Start of DATA TO PROCESS
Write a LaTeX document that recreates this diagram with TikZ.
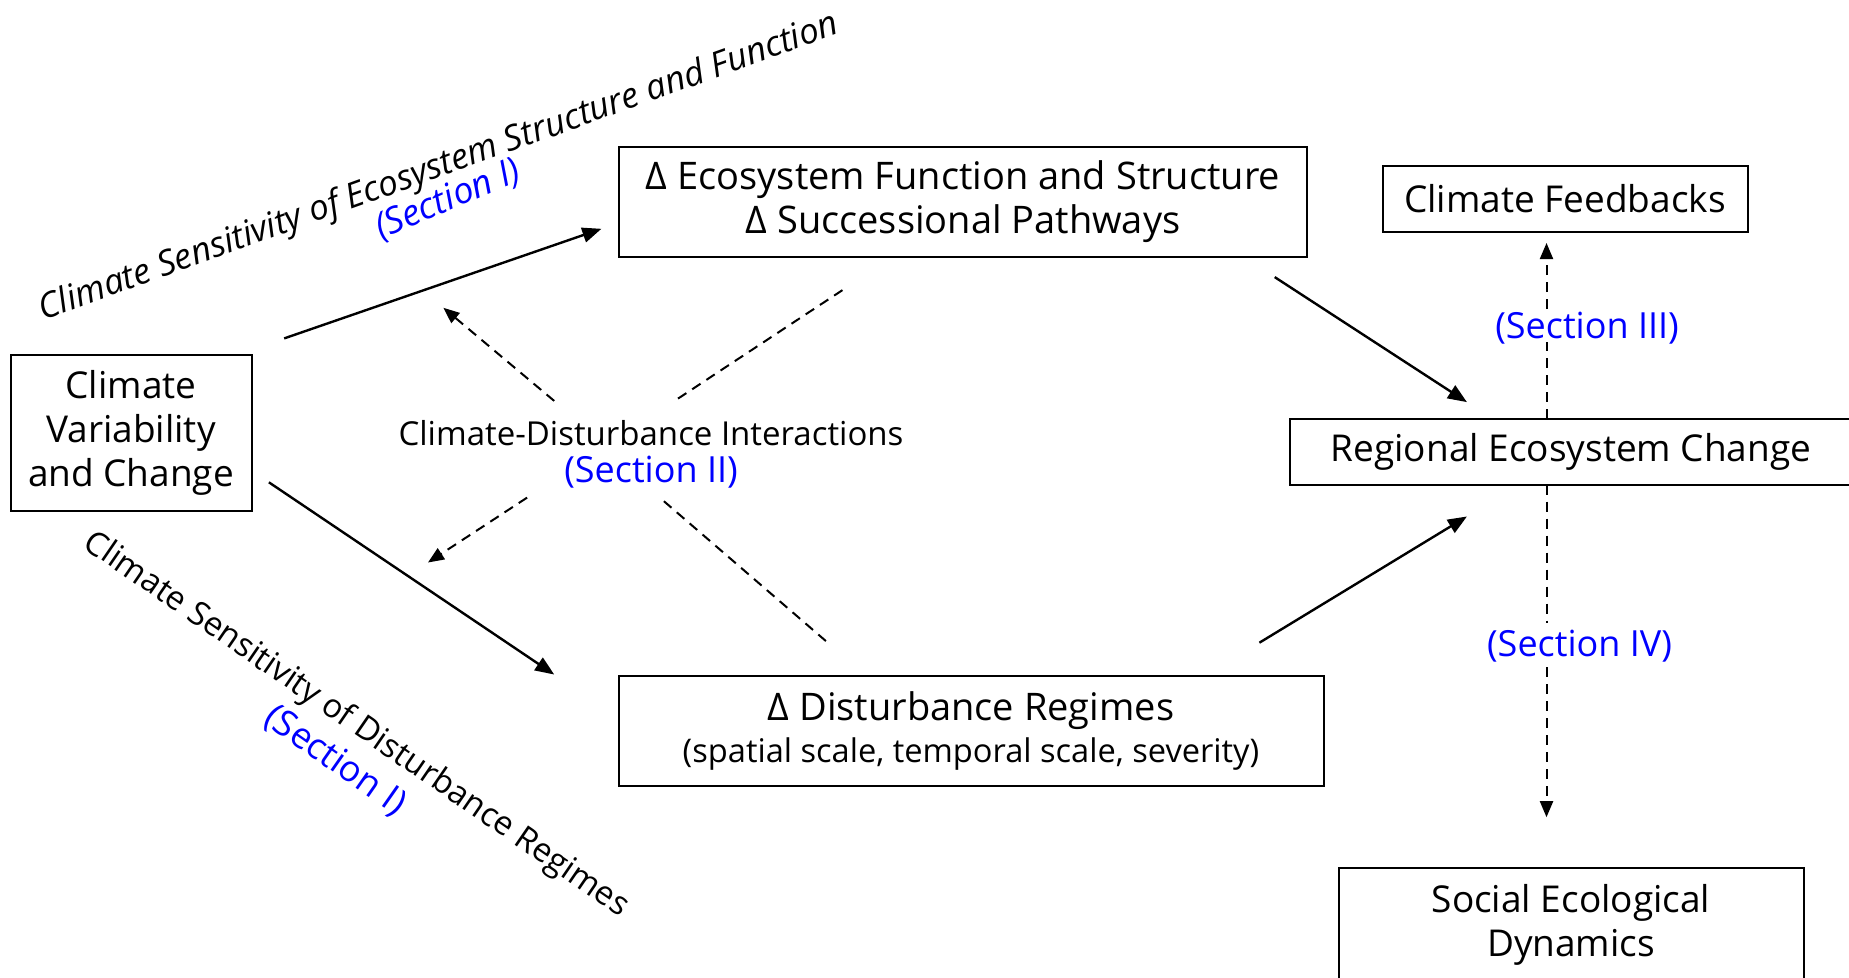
End of DATA TO PROCESS
Start of DATA TO PROCESS
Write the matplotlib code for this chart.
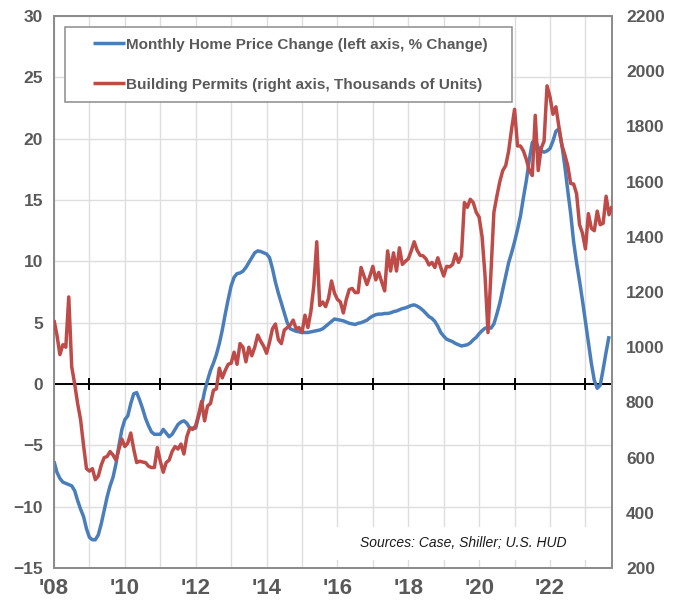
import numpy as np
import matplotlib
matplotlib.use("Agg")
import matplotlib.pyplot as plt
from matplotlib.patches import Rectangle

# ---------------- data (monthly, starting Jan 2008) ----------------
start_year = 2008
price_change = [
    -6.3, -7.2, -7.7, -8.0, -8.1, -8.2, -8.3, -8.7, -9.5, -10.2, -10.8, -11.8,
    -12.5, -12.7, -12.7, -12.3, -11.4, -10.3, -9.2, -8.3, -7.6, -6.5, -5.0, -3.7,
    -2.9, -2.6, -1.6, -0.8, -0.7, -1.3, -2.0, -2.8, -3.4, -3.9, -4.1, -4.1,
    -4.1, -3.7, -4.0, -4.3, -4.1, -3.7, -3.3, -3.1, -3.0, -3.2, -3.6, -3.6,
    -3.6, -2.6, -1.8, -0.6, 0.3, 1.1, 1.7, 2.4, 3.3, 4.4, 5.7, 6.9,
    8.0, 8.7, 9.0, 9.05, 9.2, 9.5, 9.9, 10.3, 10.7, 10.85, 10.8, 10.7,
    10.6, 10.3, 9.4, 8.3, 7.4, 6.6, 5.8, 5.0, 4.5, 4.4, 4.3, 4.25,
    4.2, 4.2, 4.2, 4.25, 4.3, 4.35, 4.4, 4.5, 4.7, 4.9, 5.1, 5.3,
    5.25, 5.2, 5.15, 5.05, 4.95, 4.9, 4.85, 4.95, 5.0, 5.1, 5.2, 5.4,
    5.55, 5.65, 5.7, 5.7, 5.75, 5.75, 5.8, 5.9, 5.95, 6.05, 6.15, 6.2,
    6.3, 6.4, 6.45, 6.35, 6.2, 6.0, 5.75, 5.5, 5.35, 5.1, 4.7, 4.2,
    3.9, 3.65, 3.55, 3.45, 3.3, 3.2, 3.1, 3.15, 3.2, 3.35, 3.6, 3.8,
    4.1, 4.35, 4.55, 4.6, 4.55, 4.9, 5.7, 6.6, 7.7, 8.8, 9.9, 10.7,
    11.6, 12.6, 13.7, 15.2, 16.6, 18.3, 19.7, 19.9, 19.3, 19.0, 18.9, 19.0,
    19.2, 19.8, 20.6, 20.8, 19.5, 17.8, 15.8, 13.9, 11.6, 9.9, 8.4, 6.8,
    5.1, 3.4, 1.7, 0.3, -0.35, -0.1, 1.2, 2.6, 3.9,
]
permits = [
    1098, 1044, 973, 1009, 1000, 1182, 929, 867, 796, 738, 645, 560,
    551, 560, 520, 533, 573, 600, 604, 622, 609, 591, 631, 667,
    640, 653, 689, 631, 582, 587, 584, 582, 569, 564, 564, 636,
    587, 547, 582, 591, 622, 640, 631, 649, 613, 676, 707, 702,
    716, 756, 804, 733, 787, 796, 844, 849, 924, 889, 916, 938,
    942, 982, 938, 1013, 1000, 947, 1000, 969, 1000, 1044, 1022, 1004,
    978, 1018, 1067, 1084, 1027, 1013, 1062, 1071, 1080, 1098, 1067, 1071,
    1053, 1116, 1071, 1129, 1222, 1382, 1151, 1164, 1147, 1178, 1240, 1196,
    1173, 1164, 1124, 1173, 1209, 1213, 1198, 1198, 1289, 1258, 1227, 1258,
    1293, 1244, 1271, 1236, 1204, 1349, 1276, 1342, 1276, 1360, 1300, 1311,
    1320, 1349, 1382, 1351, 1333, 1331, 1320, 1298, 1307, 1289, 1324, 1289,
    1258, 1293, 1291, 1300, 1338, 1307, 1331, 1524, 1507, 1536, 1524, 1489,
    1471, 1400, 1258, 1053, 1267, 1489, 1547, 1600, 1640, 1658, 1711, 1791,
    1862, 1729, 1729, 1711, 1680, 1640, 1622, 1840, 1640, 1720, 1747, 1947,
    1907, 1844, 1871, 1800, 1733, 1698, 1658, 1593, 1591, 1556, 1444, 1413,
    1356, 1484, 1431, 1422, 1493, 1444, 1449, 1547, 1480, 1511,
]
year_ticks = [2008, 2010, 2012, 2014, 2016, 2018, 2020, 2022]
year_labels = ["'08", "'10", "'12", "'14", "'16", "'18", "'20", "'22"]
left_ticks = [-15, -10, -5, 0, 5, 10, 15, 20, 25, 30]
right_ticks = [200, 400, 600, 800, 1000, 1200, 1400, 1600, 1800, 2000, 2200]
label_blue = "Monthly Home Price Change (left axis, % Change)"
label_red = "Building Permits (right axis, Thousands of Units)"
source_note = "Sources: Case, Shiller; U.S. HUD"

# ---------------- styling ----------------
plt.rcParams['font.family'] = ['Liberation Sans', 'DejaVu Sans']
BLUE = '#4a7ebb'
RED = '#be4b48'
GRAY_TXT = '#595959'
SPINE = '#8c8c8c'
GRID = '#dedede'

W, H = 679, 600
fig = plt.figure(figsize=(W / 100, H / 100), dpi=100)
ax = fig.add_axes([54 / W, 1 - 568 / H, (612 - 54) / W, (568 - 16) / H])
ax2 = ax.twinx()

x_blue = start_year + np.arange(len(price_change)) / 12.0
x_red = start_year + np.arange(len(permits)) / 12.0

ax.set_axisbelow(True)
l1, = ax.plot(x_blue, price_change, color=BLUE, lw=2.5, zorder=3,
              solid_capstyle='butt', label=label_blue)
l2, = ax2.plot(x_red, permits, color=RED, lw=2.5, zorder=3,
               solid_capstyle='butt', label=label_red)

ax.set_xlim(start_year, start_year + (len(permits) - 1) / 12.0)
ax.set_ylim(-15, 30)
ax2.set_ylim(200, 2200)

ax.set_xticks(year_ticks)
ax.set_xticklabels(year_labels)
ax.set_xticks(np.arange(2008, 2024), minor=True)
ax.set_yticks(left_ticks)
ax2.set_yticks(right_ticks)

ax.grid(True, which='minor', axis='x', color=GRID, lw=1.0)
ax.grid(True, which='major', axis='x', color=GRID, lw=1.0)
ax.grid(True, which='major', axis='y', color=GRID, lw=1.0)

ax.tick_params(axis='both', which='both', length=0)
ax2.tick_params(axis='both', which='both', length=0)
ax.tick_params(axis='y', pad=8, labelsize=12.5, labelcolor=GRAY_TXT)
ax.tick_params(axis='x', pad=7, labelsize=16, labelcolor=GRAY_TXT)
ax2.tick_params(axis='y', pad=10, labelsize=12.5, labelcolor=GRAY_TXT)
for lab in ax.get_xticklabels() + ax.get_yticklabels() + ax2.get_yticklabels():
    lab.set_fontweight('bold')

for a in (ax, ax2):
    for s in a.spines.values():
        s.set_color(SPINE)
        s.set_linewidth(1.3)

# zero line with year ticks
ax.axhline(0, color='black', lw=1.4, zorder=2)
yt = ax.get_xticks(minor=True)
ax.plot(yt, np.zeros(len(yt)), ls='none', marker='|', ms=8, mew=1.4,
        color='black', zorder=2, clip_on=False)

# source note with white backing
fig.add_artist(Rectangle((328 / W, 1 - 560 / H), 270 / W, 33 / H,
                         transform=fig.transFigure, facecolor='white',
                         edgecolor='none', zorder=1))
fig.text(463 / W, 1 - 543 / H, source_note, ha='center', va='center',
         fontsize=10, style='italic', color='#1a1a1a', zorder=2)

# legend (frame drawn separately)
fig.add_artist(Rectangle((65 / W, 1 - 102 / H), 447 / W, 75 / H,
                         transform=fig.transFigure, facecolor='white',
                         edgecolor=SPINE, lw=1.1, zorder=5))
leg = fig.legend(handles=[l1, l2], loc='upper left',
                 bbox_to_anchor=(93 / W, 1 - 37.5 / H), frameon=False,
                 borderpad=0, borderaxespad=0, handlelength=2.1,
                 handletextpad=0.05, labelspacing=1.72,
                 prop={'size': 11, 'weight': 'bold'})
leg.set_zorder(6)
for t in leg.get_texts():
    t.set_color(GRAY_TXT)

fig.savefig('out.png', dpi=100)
End of DATA TO PROCESS
**TASK REQUIREMENTS**:
Do not copy any pictures. Retype exactly the stretch from the line with "Write the matplotlib code for this chart." through the line with "from matplotlib.patches import Rectangle".

**FINAL ANSWER**:
Write the matplotlib code for this chart.
import numpy as np
import matplotlib
matplotlib.use("Agg")
import matplotlib.pyplot as plt
from matplotlib.patches import Rectangle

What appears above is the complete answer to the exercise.